As Meta begins to fully adopt E2EE across all its platforms, the need for simple, easy, and accessible reporting features is more important than ever before. Unfortunately, Meta makes reporting content on their platforms difficult and burdensome. Although Meta’s policies explicitly prohibit various harmful behaviors and content, their reporting features fail to reflect the depth of these policies. None of Meta’s platforms have a clearly visible reporting category for CSAM; rather, the option to report this content is hidden behind other, not necessarily intuitive, reporting categories.

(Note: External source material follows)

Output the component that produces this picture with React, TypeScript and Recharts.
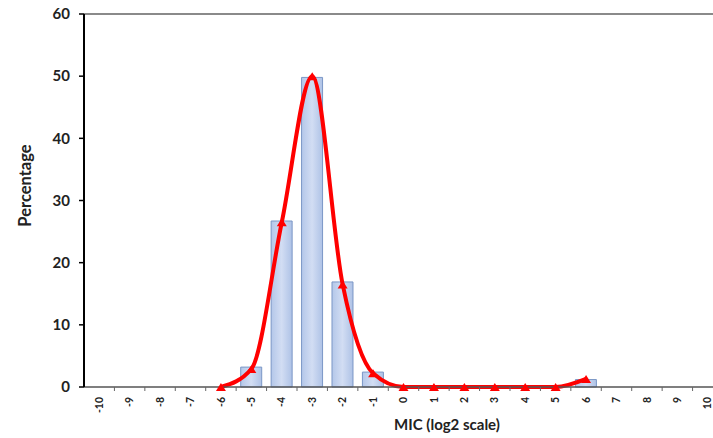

For example, on Instagram, one must first state that they are reporting “nudity,” and only then will they see an option to note that the nudity “involves a child.” It is imperative that the mechanism to report CSAM be as intuitive and obvious to users as possible – especially considering the sheer volume of CSAM on Meta’s platforms, evinced by the fact that Meta’s platforms accounted for over 85% of total reports made to the National Center on Missing and Exploited Children in 2022.
Further, in February 2024, The Guardian revealed that all automated CSAM reports sent to the National Center for Missing and Exploited Children’s (NCMEC) Cyber Tipline that are not reviewed by human moderators cannot be opened by NCMEC or law enforcement without a search warrant. Meta is known for boasting its robust detection technology but provides little reassurance that these reports are verified by human moderators before being sent to NCMEC. This backlogs investigations for law enforcement and abandons children who may be in physical danger, as there’s nothing NCMEC or law enforcement can do without a search warrant.